## WHAT IS REQUIRED
Return the listing below exactly, with the pictures dropped.

## DATA PROVIDED

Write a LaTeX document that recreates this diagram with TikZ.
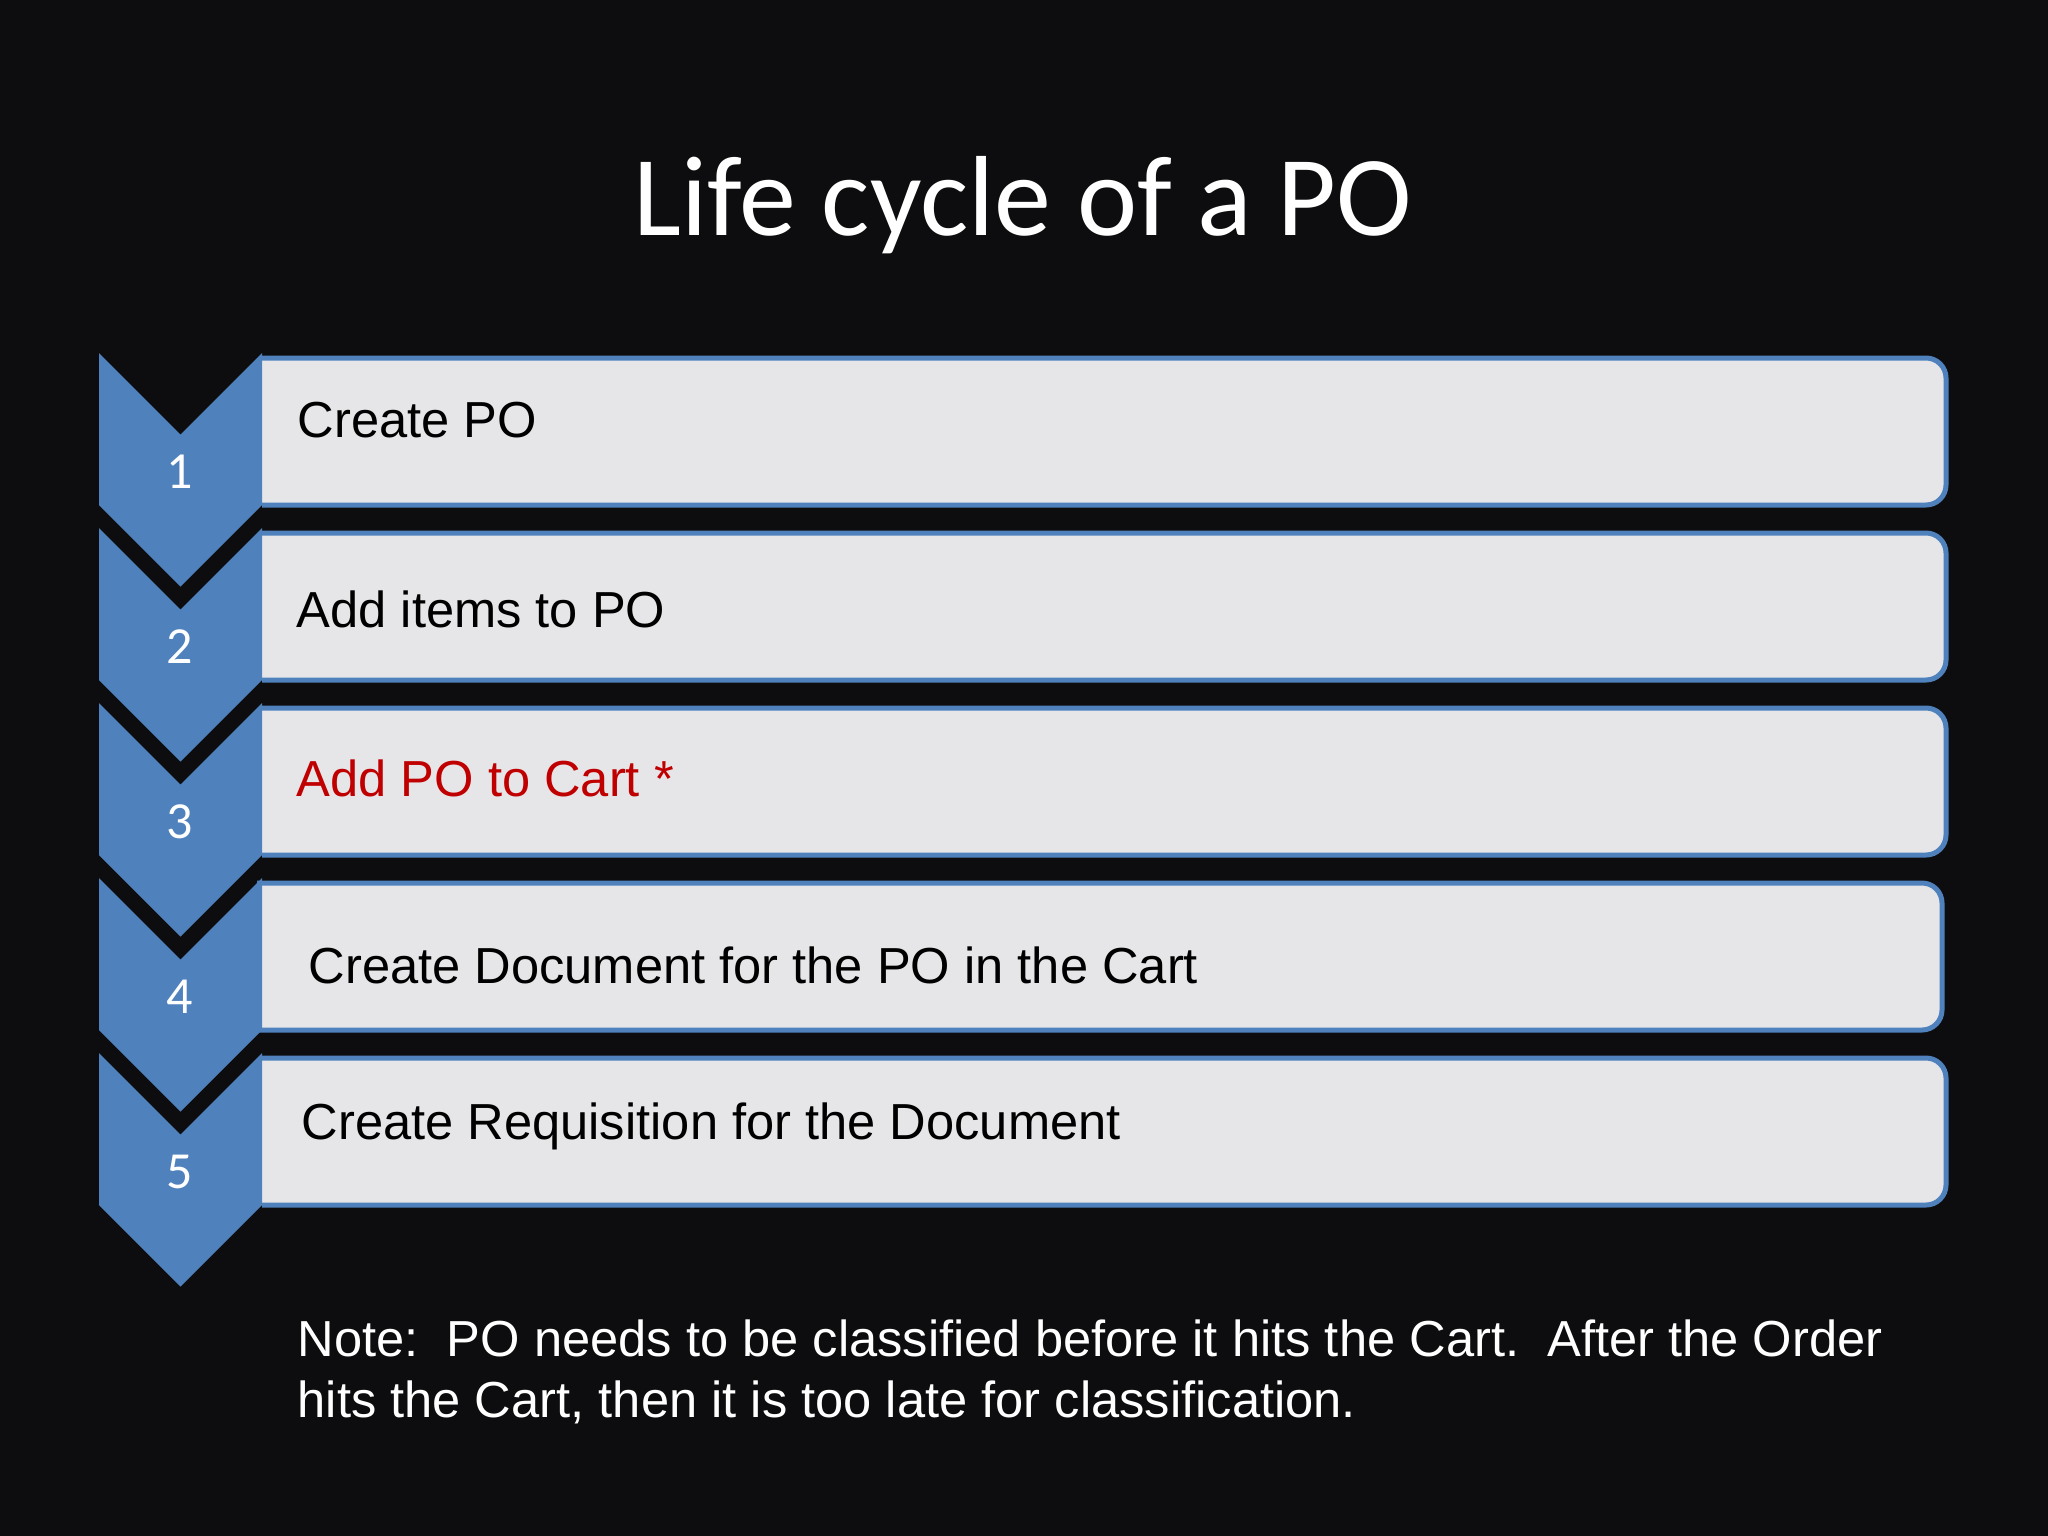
\documentclass[tikz,border=0pt]{standalone}
\usepackage{fontspec}
\setmainfont{Liberation Sans}
\newfontfamily\calibri{Carlito}
\usepackage{tikz}
\definecolor{slideblue}{RGB}{79,129,189}
\definecolor{slidebg}{RGB}{13,13,15}
\definecolor{boxgray}{RGB}{230,230,233}
\definecolor{cartred}{RGB}{192,0,0}

\begin{document}
\begin{tikzpicture}[
x = 0.01cm, y = -0.01cm,
chevron/.style={fill = slideblue},
stepbox/.style={fill = boxgray, draw = slideblue, line width = 0.05cm, rounded corners = 0.2cm},
steptext/.style={anchor = base west, inner sep = 0, font = \fontsize{14.4pt}{17.1pt}\selectfont},
numtext/.style={anchor = base, inner sep = 0, text = white, font = \calibri\fontsize{14.8pt}{17pt}\selectfont},
titletext/.style={anchor = base, inner sep = 0, text = white, font = \calibri\fontsize{32.4pt}{38pt}\selectfont}]

\fill[slidebg] (0,0) rectangle (2048,1536);
\node[titletext] (title) at (1023,235) {Life cycle of a PO};

\filldraw[stepbox] (262,358) -- (1946,358) -- (1946,505) -- (262,505);
\filldraw[stepbox] (262,533) -- (1946,533) -- (1946,680) -- (262,680);
\filldraw[stepbox] (262,708) -- (1946,708) -- (1946,855) -- (262,855);
\filldraw[stepbox] (257,883) -- (1942,883) -- (1942,1030) -- (257,1030);
\filldraw[stepbox] (262,1058) -- (1946,1058) -- (1946,1205) -- (262,1205);

\fill[chevron] (99,353) -- (180.5,434.5) -- (262,353) -- (262,505) -- (180.5,586.5) -- (99,505) -- cycle;
\fill[chevron] (99,528) -- (180.5,609.5) -- (262,528) -- (262,680) -- (180.5,761.5) -- (99,680) -- cycle;
\fill[chevron] (99,703) -- (180.5,784.5) -- (262,703) -- (262,855) -- (180.5,936.5) -- (99,855) -- cycle;
\fill[chevron] (99,878) -- (180.5,959.5) -- (262,878) -- (262,1030) -- (180.5,1111.5) -- (99,1030) -- cycle;
\fill[chevron] (99,1053) -- (180.5,1134.5) -- (262,1053) -- (262,1205) -- (180.5,1286.5) -- (99,1205) -- cycle;

\node[numtext] (n1) at (180,488) {1};
\node[numtext] (n2) at (180,663) {2};
\node[numtext] (n3) at (180,838) {3};
\node[numtext] (n4) at (180,1013) {4};
\node[numtext] (n5) at (180,1188) {5};

\node[steptext] (s1) at (297,437) {Create PO};
\node[steptext] (s2) at (296,627) {Add items to PO};
\node[steptext, text = cartred] (s3) at (296,796) {Add PO to Cart *};
\node[steptext] (s4) at (308,983) {Create Document for the PO in the Cart};
\node[steptext] (s5) at (301,1139) {Create Requisition for the Document};

\node[steptext, text = white, align = left] (note) at (297,1417) {Note:\ \ PO needs to be classified before it hits the Cart.\ \ After the Order\\hits the Cart, then it is too late for classification.};

\end{tikzpicture}
\end{document}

## SOLUTION FOR THIS TASK
Write a LaTeX document that recreates this diagram with TikZ.
\documentclass[tikz,border=0pt]{standalone}
\usepackage{fontspec}
\setmainfont{Liberation Sans}
\newfontfamily\calibri{Carlito}
\usepackage{tikz}
\definecolor{slideblue}{RGB}{79,129,189}
\definecolor{slidebg}{RGB}{13,13,15}
\definecolor{boxgray}{RGB}{230,230,233}
\definecolor{cartred}{RGB}{192,0,0}

\begin{document}
\begin{tikzpicture}[
x = 0.01cm, y = -0.01cm,
chevron/.style={fill = slideblue},
stepbox/.style={fill = boxgray, draw = slideblue, line width = 0.05cm, rounded corners = 0.2cm},
steptext/.style={anchor = base west, inner sep = 0, font = \fontsize{14.4pt}{17.1pt}\selectfont},
numtext/.style={anchor = base, inner sep = 0, text = white, font = \calibri\fontsize{14.8pt}{17pt}\selectfont},
titletext/.style={anchor = base, inner sep = 0, text = white, font = \calibri\fontsize{32.4pt}{38pt}\selectfont}]

\fill[slidebg] (0,0) rectangle (2048,1536);
\node[titletext] (title) at (1023,235) {Life cycle of a PO};

\filldraw[stepbox] (262,358) -- (1946,358) -- (1946,505) -- (262,505);
\filldraw[stepbox] (262,533) -- (1946,533) -- (1946,680) -- (262,680);
\filldraw[stepbox] (262,708) -- (1946,708) -- (1946,855) -- (262,855);
\filldraw[stepbox] (257,883) -- (1942,883) -- (1942,1030) -- (257,1030);
\filldraw[stepbox] (262,1058) -- (1946,1058) -- (1946,1205) -- (262,1205);

\fill[chevron] (99,353) -- (180.5,434.5) -- (262,353) -- (262,505) -- (180.5,586.5) -- (99,505) -- cycle;
\fill[chevron] (99,528) -- (180.5,609.5) -- (262,528) -- (262,680) -- (180.5,761.5) -- (99,680) -- cycle;
\fill[chevron] (99,703) -- (180.5,784.5) -- (262,703) -- (262,855) -- (180.5,936.5) -- (99,855) -- cycle;
\fill[chevron] (99,878) -- (180.5,959.5) -- (262,878) -- (262,1030) -- (180.5,1111.5) -- (99,1030) -- cycle;
\fill[chevron] (99,1053) -- (180.5,1134.5) -- (262,1053) -- (262,1205) -- (180.5,1286.5) -- (99,1205) -- cycle;

\node[numtext] (n1) at (180,488) {1};
\node[numtext] (n2) at (180,663) {2};
\node[numtext] (n3) at (180,838) {3};
\node[numtext] (n4) at (180,1013) {4};
\node[numtext] (n5) at (180,1188) {5};

\node[steptext] (s1) at (297,437) {Create PO};
\node[steptext] (s2) at (296,627) {Add items to PO};
\node[steptext, text = cartred] (s3) at (296,796) {Add PO to Cart *};
\node[steptext] (s4) at (308,983) {Create Document for the PO in the Cart};
\node[steptext] (s5) at (301,1139) {Create Requisition for the Document};

\node[steptext, text = white, align = left] (note) at (297,1417) {Note:\ \ PO needs to be classified before it hits the Cart.\ \ After the Order\\hits the Cart, then it is too late for classification.};

\end{tikzpicture}
\end{document}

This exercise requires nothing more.